__Your task__
Every entry must be repeated exactly. Exclude all pictures.

__Records provided__
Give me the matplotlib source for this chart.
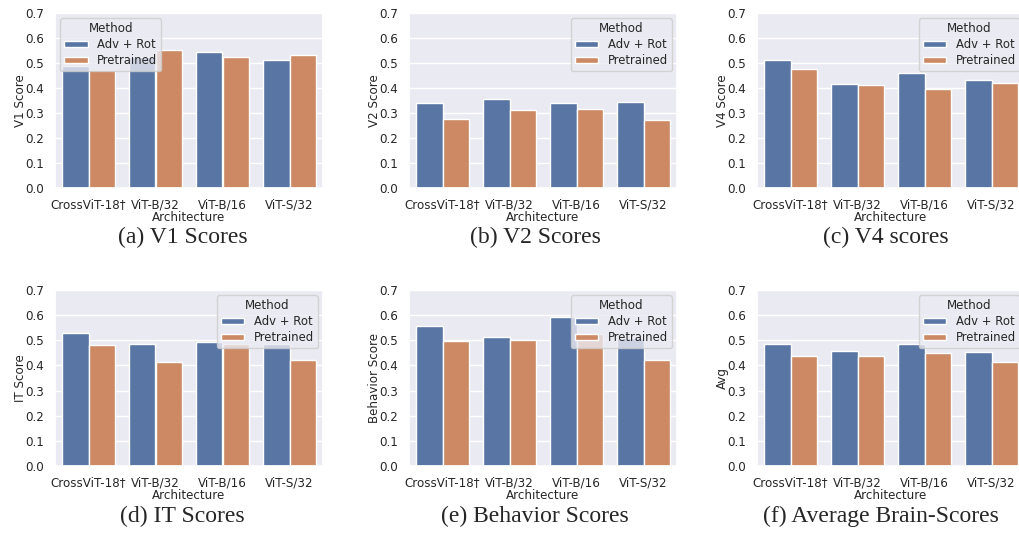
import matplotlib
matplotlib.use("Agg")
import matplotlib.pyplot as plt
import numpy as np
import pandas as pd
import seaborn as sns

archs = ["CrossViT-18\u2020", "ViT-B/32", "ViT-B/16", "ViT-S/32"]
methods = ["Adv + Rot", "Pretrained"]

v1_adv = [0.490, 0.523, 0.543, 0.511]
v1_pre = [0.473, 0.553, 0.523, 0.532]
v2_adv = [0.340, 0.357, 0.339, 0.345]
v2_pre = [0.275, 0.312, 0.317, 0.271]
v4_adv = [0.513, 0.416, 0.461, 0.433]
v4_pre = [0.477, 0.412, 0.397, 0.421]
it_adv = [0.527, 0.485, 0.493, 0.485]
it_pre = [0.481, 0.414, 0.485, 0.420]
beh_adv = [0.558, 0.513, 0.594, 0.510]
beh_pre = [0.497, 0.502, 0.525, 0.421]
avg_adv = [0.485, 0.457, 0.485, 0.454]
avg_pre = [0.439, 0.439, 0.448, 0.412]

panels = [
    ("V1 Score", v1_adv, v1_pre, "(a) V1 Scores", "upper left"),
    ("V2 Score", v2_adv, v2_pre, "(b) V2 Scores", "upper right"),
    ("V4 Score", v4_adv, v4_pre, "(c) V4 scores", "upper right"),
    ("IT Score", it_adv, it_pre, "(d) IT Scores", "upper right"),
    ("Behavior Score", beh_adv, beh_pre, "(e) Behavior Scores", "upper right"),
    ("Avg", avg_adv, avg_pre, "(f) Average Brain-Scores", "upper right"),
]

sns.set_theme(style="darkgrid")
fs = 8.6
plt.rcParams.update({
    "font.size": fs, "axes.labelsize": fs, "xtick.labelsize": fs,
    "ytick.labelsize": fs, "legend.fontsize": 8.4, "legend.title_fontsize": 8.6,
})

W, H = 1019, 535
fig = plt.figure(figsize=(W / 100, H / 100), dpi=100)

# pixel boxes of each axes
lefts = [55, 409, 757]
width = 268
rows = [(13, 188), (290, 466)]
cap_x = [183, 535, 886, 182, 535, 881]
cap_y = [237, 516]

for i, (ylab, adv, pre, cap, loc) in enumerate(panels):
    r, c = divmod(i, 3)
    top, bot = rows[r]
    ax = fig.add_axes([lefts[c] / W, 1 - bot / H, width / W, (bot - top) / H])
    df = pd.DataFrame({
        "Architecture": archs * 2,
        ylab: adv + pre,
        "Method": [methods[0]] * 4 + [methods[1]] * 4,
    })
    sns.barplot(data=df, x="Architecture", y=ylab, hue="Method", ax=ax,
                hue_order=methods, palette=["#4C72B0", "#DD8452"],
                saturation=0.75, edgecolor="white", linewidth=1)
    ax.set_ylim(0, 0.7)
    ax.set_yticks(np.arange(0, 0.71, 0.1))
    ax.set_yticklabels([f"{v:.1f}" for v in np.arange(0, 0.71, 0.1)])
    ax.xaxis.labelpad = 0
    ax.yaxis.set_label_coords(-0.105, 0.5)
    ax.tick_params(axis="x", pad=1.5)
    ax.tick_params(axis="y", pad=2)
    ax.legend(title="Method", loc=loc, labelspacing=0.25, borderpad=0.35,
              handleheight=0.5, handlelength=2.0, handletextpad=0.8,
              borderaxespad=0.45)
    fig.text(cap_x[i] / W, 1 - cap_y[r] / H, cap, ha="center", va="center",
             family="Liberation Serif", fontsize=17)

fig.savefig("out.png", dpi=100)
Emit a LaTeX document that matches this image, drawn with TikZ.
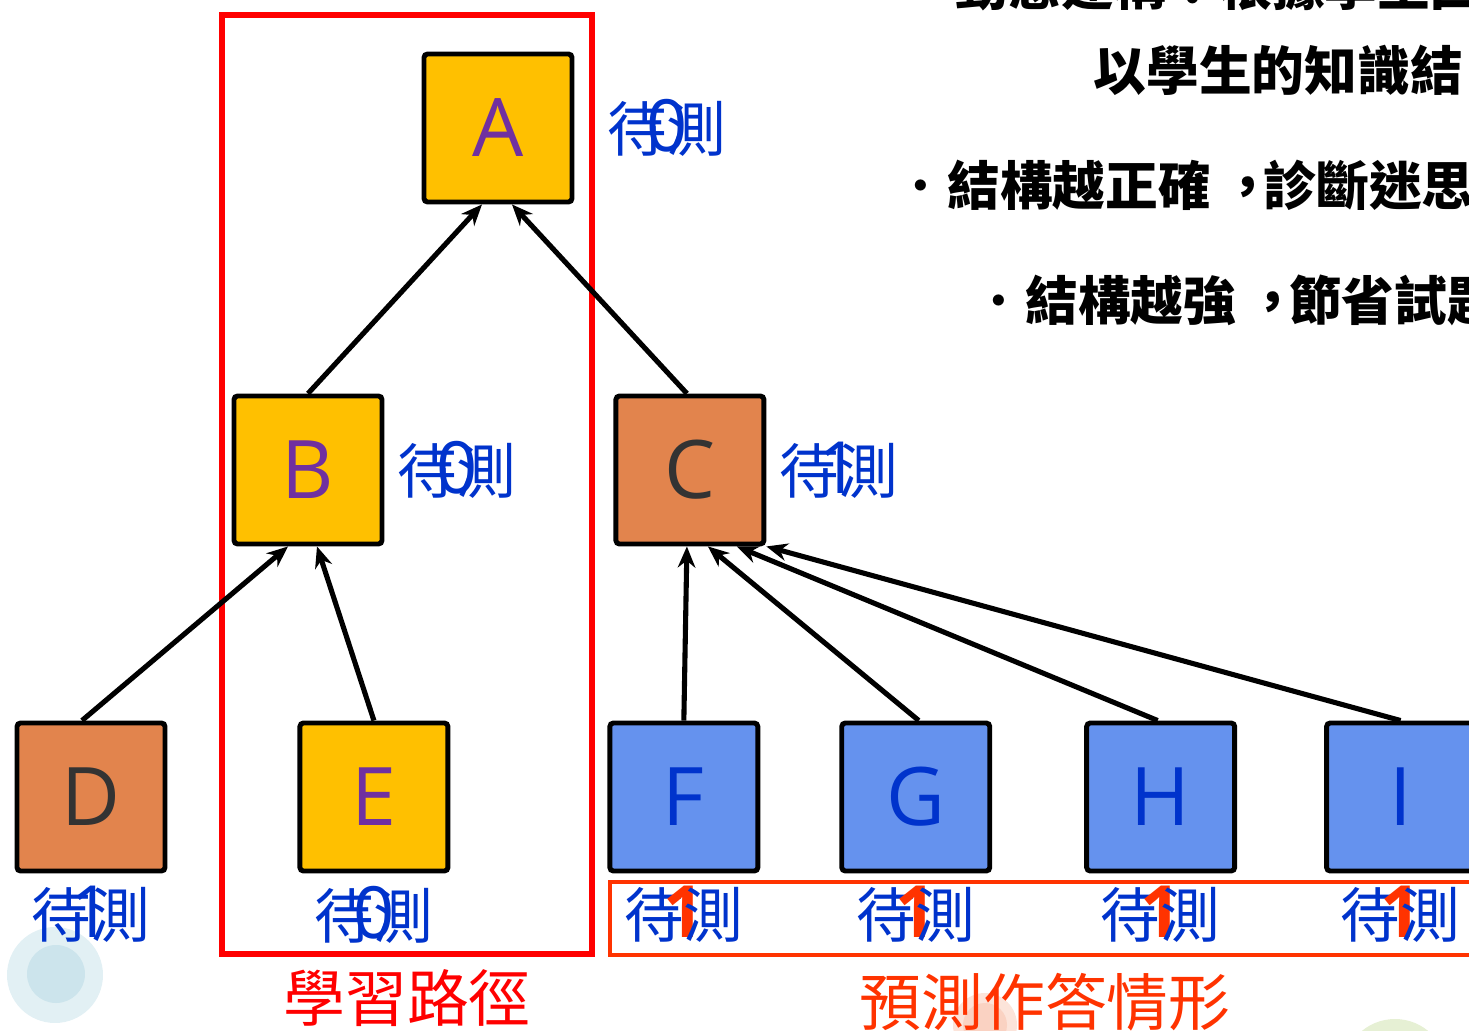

__Exercise result__
Give me the matplotlib source for this chart.
import matplotlib
matplotlib.use("Agg")
import matplotlib.pyplot as plt
import numpy as np
import pandas as pd
import seaborn as sns

archs = ["CrossViT-18\u2020", "ViT-B/32", "ViT-B/16", "ViT-S/32"]
methods = ["Adv + Rot", "Pretrained"]

v1_adv = [0.490, 0.523, 0.543, 0.511]
v1_pre = [0.473, 0.553, 0.523, 0.532]
v2_adv = [0.340, 0.357, 0.339, 0.345]
v2_pre = [0.275, 0.312, 0.317, 0.271]
v4_adv = [0.513, 0.416, 0.461, 0.433]
v4_pre = [0.477, 0.412, 0.397, 0.421]
it_adv = [0.527, 0.485, 0.493, 0.485]
it_pre = [0.481, 0.414, 0.485, 0.420]
beh_adv = [0.558, 0.513, 0.594, 0.510]
beh_pre = [0.497, 0.502, 0.525, 0.421]
avg_adv = [0.485, 0.457, 0.485, 0.454]
avg_pre = [0.439, 0.439, 0.448, 0.412]

panels = [
    ("V1 Score", v1_adv, v1_pre, "(a) V1 Scores", "upper left"),
    ("V2 Score", v2_adv, v2_pre, "(b) V2 Scores", "upper right"),
    ("V4 Score", v4_adv, v4_pre, "(c) V4 scores", "upper right"),
    ("IT Score", it_adv, it_pre, "(d) IT Scores", "upper right"),
    ("Behavior Score", beh_adv, beh_pre, "(e) Behavior Scores", "upper right"),
    ("Avg", avg_adv, avg_pre, "(f) Average Brain-Scores", "upper right"),
]

sns.set_theme(style="darkgrid")
fs = 8.6
plt.rcParams.update({
    "font.size": fs, "axes.labelsize": fs, "xtick.labelsize": fs,
    "ytick.labelsize": fs, "legend.fontsize": 8.4, "legend.title_fontsize": 8.6,
})

W, H = 1019, 535
fig = plt.figure(figsize=(W / 100, H / 100), dpi=100)

# pixel boxes of each axes
lefts = [55, 409, 757]
width = 268
rows = [(13, 188), (290, 466)]
cap_x = [183, 535, 886, 182, 535, 881]
cap_y = [237, 516]

for i, (ylab, adv, pre, cap, loc) in enumerate(panels):
    r, c = divmod(i, 3)
    top, bot = rows[r]
    ax = fig.add_axes([lefts[c] / W, 1 - bot / H, width / W, (bot - top) / H])
    df = pd.DataFrame({
        "Architecture": archs * 2,
        ylab: adv + pre,
        "Method": [methods[0]] * 4 + [methods[1]] * 4,
    })
    sns.barplot(data=df, x="Architecture", y=ylab, hue="Method", ax=ax,
                hue_order=methods, palette=["#4C72B0", "#DD8452"],
                saturation=0.75, edgecolor="white", linewidth=1)
    ax.set_ylim(0, 0.7)
    ax.set_yticks(np.arange(0, 0.71, 0.1))
    ax.set_yticklabels([f"{v:.1f}" for v in np.arange(0, 0.71, 0.1)])
    ax.xaxis.labelpad = 0
    ax.yaxis.set_label_coords(-0.105, 0.5)
    ax.tick_params(axis="x", pad=1.5)
    ax.tick_params(axis="y", pad=2)
    ax.legend(title="Method", loc=loc, labelspacing=0.25, borderpad=0.35,
              handleheight=0.5, handlelength=2.0, handletextpad=0.8,
              borderaxespad=0.45)
    fig.text(cap_x[i] / W, 1 - cap_y[r] / H, cap, ha="center", va="center",
             family="Liberation Serif", fontsize=17)

fig.savefig("out.png", dpi=100)
Emit a LaTeX document that matches this image, drawn with TikZ.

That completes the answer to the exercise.